Corporate Recruiter Caitlin Pennington agrees.
“For all our locations, we try to find office spaces that are near bike routes and outdoor facilities, with room for a gym and bike storage,” Caitlin says. (The company has 25 offices in 11 states.) And for all employees, she points out, Garver offers free memberships to local gyms, whether there’s one at the office or not.
“You don’t have to be a fitness buff to take advantage of the facilities, and they’re not just about biking. Having them right here onsite makes it harder for people to use all the excuses for not exercising,” Caitlin says. “It’s just too easy to take advantage of the facilities for overall fitness, weight loss, stress reduction, personal sense of accomplishment or just to take time for a mental break. We even have stop-smoking programs tied to other wellness activities, and every employee in the wellness programs qualifies for discounted health insurance.”
“When you think of the lifestyle Little Rock and Arkansans are known for, you don’t necessarily know about all the multi-use paths around the state. Even though Garver’s been in the community for almost a century. But everybody knows the Two Rivers and Big Dam bridges.”
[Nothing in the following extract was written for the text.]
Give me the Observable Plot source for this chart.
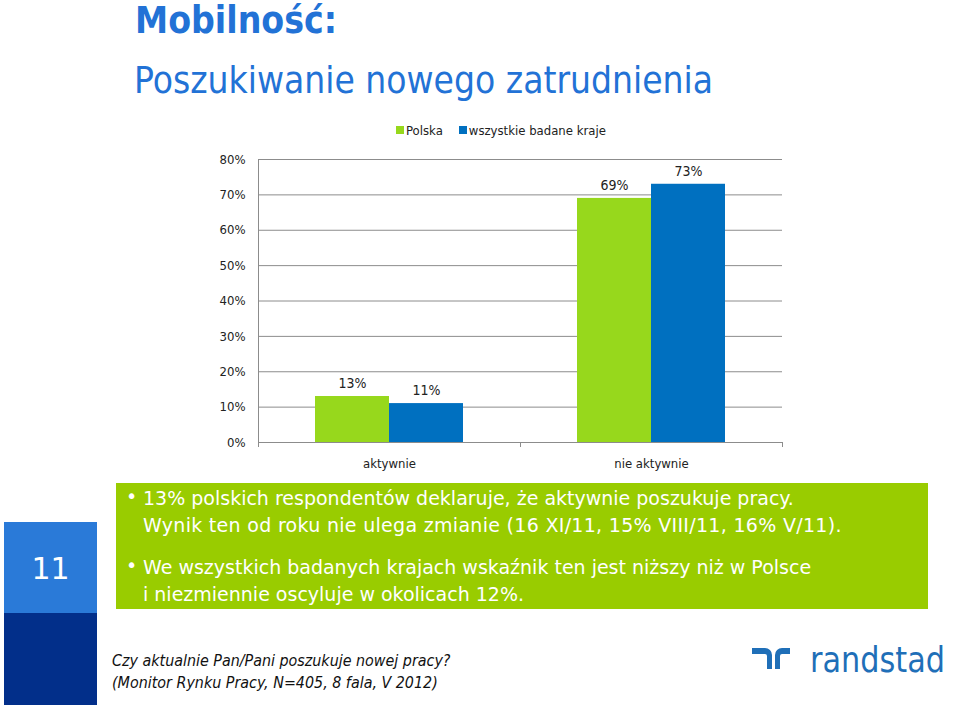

Fayetteville’s Frisco trail? That was a Garver project, including the tunnel under Highway 180 and creek crossings. And much of the multi-use infrastructure along the River Trail in Little Rock, too. Shilcotts Bayou pedestrian bridge? Two Rivers? Broadway? All Garver projects.
Southwest Trail Planning
But the next and most ambitious project is the Southwest Trail. Approximately 60 miles long, this multi-use path will stretch east from Hot Springs all the way to the existing network of Little Rock trails, spanning Saline, Garland, and Pulaski counties in the process. Garver will route the trail’s course, including the Old River Bridge, which first opened in 1891 to provide a crossing over the Saline River. Garver will also conduct the environmental assessment, the first step of the project.
“The employees are excited about it,” Caitlin says. “And it’s great to see Garver taking a leadership position within the community. From hosted yoga classes to running groups training for marathons, it’s progressive for Little Rock, it’s progressive for Arkansas, and it’s progressive for the nationwide engineering community.”
Wellness Coordinator Whitney Gorsegner sums it all up. “Everybody needs physical, mental, spiritual, financial and social wellness. We believe that work/life balance helps to manage all those things. And Garver benefits from having happy, healthy employees who want to spend time with their co-workers.
“In addition to the LAB honors, we were voted the No. 1 place to work in the entire U.S. among engineering firms. That comes back to us not just in terms of productivity, but in quality of work, which brings us more business. And that feeds back into quality of life, which completes the cycle.
“I’m a firm believer that if you are happy, you’ll be successful. And that comes back to you in every part of your life, including family and friends. Most people believe that if you’re successful, you’ll be happy. But we believe if you’re happy, you’ll be successful.”